FINRA Fines Firm for Reg BI Failures in Annuity Sales
A firm settled FINRA charges for Regulation Best Interest ("Reg BI") supervisory failures related to the sale of registered index-linked annuities ("RILAs").
According to the AWC, the firm failed to "reasonably consider various disadvantages of the exchanges" when recommending that customers surrender existing annuities or life insurance policies for RILAs. FINRA found that during the relevant period, the firm recommended 479 purchases totaling over $92 million; of these, 41 transactions—representing more than $7.9 million—were funded by exchanges from other insurance products. FINRA found that 19 of these 41 exchanges resulted in significant customer harm, including the forfeiture of insurance benefits and the incurrence of surrender charges. FINRA highlighted that "six customers gave up life insurance policies" with death benefits exceeding their surrender value, fifteen relinquished annuities with valuable riders, and eight incurred "surrender charges" totaling $38,591.39.
FINRA determined that the firm’s Reg BI policies and procedures were "not tailored to address recommendations" of RILAs. FINRA emphasized that although the firm maintained general guidance on Reg BI, it "did not have specific written policies ... or a supervisory system" reasonably designed to ensure compliance with the rule’s "Care Obligation." Further, FINRA determined that the firm failed to document or assess why customers would benefit from the recommended RILAs despite these losses.

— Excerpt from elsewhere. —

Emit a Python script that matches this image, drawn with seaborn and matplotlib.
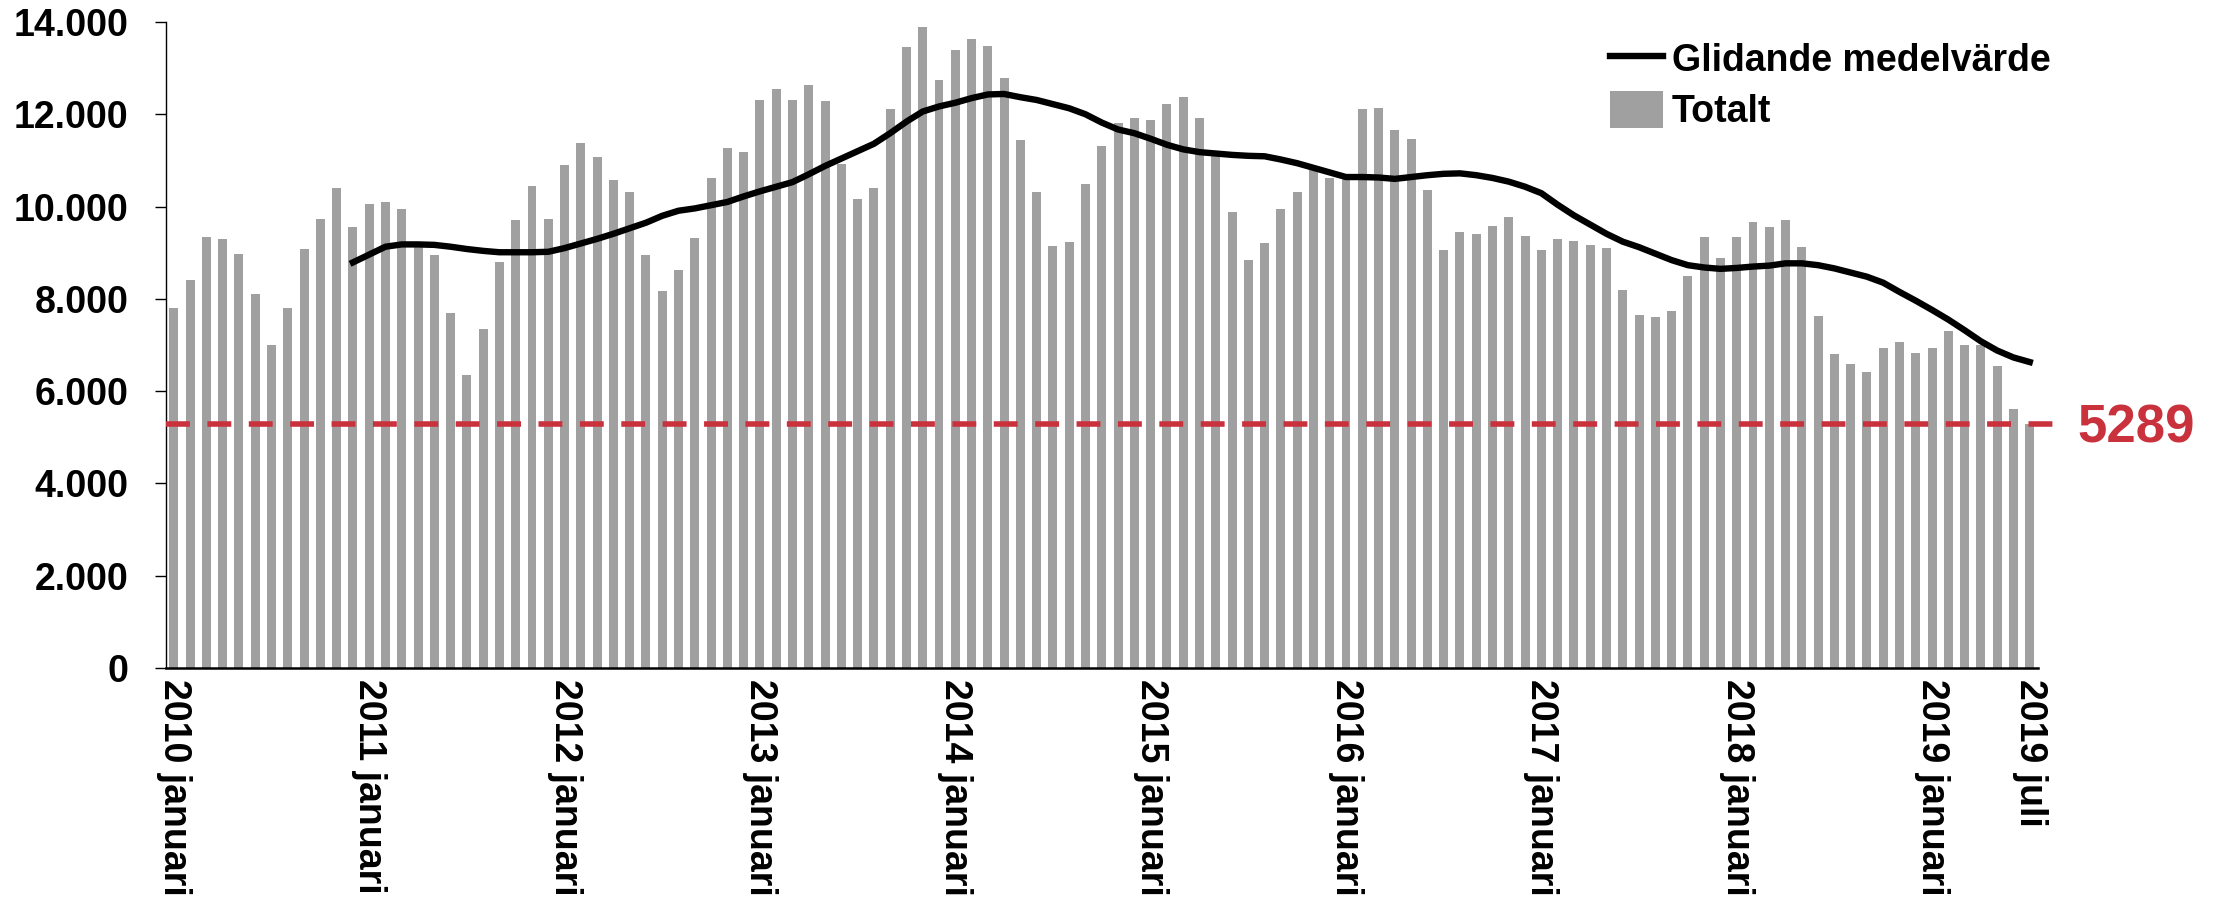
import numpy as np
import pandas as pd
import matplotlib
matplotlib.use("Agg")
import matplotlib.pyplot as plt
from matplotlib.lines import Line2D
from matplotlib.patches import Patch
from matplotlib.ticker import FuncFormatter
import seaborn as sns

# Monthly totals, 2010 januari .. 2019 juli
manader = ["januari", "februari", "mars", "april", "maj", "juni",
           "juli", "augusti", "september", "oktober", "november", "december"]
startar = 2010

totalt = [
    7800, 8400, 9350, 9300, 8980, 8100, 7000, 7800, 9080, 9730, 10400, 9550,        # 2010
    10060, 10090, 9950, 9150, 8940, 7690, 6350, 7340, 8790, 9700, 10450, 9730,      # 2011
    10900, 11380, 11080, 10580, 10310, 8940, 8180, 8620, 9310, 10610, 11270, 11180, # 2012
    12310, 12540, 12310, 12640, 12290, 10920, 10170, 10400, 12110, 13450, 13890, 12740,  # 2013
    13390, 13640, 13470, 12780, 11440, 10310, 9150, 9230, 10480, 11320, 11820, 11910,    # 2014
    11880, 12230, 12380, 11920, 11100, 9880, 8850, 9220, 9950, 10310, 10850, 10630,      # 2015
    10700, 12120, 12130, 11660, 11460, 10350, 9050, 9440, 9400, 9580, 9780, 9360,        # 2016
    9060, 9290, 9260, 9170, 9110, 8190, 7640, 7610, 7730, 8500, 9340, 8880,              # 2017
    9340, 9670, 9550, 9700, 9120, 7620, 6800, 6590, 6420, 6940, 7070, 6830,              # 2018
    6940, 7300, 7000, 7010, 6550, 5610, 5289,                                            # 2019
]

# 12-month moving average, first value at 2010 december
glidande = [
    8790,                                                                   # 2010 dec
    8960, 9130, 9180, 9180, 9170, 9130, 9080, 9040, 9010, 9010, 9010, 9020,  # 2011
    9100, 9200, 9300, 9410, 9530, 9650, 9800, 9910, 9960, 10030, 10100, 10220,  # 2012
    10330, 10430, 10530, 10700, 10880, 11040, 11200, 11360, 11590, 11840, 12060, 12170,  # 2013
    12250, 12350, 12430, 12440, 12370, 12310, 12220, 12130, 12000, 11820, 11670, 11590,  # 2014
    11470, 11340, 11240, 11180, 11150, 11120, 11100, 11090, 11020, 10940, 10840, 10740,  # 2015
    10640, 10640, 10630, 10600, 10640, 10680, 10710, 10720, 10680, 10620, 10540, 10430,  # 2016
    10290, 10040, 9810, 9610, 9410, 9240, 9120, 8980, 8840, 8730, 8680, 8650,           # 2017
    8670, 8700, 8720, 8770, 8770, 8730, 8660, 8570, 8480, 8350, 8150, 7960,             # 2018
    7760, 7550, 7320, 7080, 6880, 6730, 6630,                                           # 2019
]

ytick_varden = [0, 2000, 4000, 6000, 8000, 10000, 12000, 14000]

serie_linje = "Glidande medelvärde"
serie_stapel = "Totalt"

perioder = [f"{startar + i // 12} {manader[i % 12]}" for i in range(len(totalt))]
df = pd.DataFrame({"period": perioder, "totalt": totalt})
df["pos"] = np.arange(len(df))
df_mv = df.iloc[len(df) - len(glidande):].copy()
df_mv["glidande"] = glidande

senaste = totalt[-1]

# Styling
GRA = "#A0A0A0"
ROD = "#C9323D"
FS = 27

plt.rcParams["font.family"] = ["Liberation Sans", "DejaVu Sans"]
plt.rcParams["font.weight"] = "bold"
plt.rcParams["text.color"] = "black"

fig = plt.figure(figsize=(22.2, 8.98), dpi=100)
ax = fig.add_axes([0.07464, 0.25612, 0.84333, 0.71938])

sns.barplot(data=df, x="pos", y="totalt", native_scale=True, color=GRA,
            saturation=1, width=0.55, errorbar=None, linewidth=0,
            edgecolor="none", ax=ax)
sns.lineplot(data=df_mv, x="pos", y="glidande", color="black", linewidth=4.6,
             estimator=None, sort=False, ax=ax)

# Reference level at the latest month
ax.axhline(senaste, xmin=0, xmax=1.0145, color=ROD, linewidth=4,
           dashes=(4.3, 3.15), clip_on=False, zorder=3)
ax.annotate(f"{senaste}", xy=(116.94, senaste), xytext=(0, -13.6),
            textcoords="offset points", ha="left", va="baseline",
            color=ROD, fontsize=38, fontweight="bold", annotation_clip=False)

ax.set_xlim(-0.5, len(df) - 0.5)
ax.set_ylim(ytick_varden[0], ytick_varden[-1])
ax.set_yticks(ytick_varden)
ax.yaxis.set_major_formatter(FuncFormatter(lambda v, _: f"{int(v):,}".replace(",", ".")))

visa = (df["period"].str.endswith("januari")) | (df["pos"] == df["pos"].iloc[-1])
ax.set_xticks(df.loc[visa, "pos"], labels=df.loc[visa, "period"],
              rotation=-90, ha="center", va="top")

ax.tick_params(axis="y", length=7.7, width=1.0, pad=19, labelsize=FS, colors="black")
ax.tick_params(axis="x", length=0, pad=8, labelsize=FS, colors="black")
for lbl in ax.get_xticklabels() + ax.get_yticklabels():
    lbl.set_fontweight("bold")

ax.set_xlabel("")
ax.set_ylabel("")
sns.despine(ax=ax)
ax.spines["left"].set_linewidth(1.0)
ax.spines["bottom"].set_linewidth(1.8)
ax.spines["left"].set_color("black")
ax.spines["bottom"].set_color("black")
ax.set_facecolor("white")

handles = [Line2D([], [], color="black", linewidth=4.6),
           Patch(facecolor=GRA, edgecolor="none")]
ax.legend(handles, [serie_linje, serie_stapel], loc="upper left",
          bbox_to_anchor=(1610 / 2220, 1 - 40 / 898),
          bbox_transform=fig.transFigure, frameon=False, borderpad=0,
          borderaxespad=0, handlelength=1.4, handleheight=1.15,
          handletextpad=0.25, labelspacing=0.3,
          prop={"size": FS, "weight": "bold"})

fig.savefig("out.png", dpi=100, facecolor="white")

FINRA also said the firm did not have systems in place to identify or address red flags associated with these transactions, such as patterns of customers giving up valuable benefits.
As a result, FINRA said the firm violated Exchange Act Rule 15l-1 ("Regulation Best Interest") and FINRA Rules 3110 ("Supervision") and Rule 2010 (“Standards of Commercial Honor and Principles of Trade”).
To settle the charges, the firm agreed to (i) a censure, (ii) a $100,000 fine, (iii) restitution of $38,591.39, and (iv) undertake remedial measures, including written certification by senior management that corrective actions have been implemented.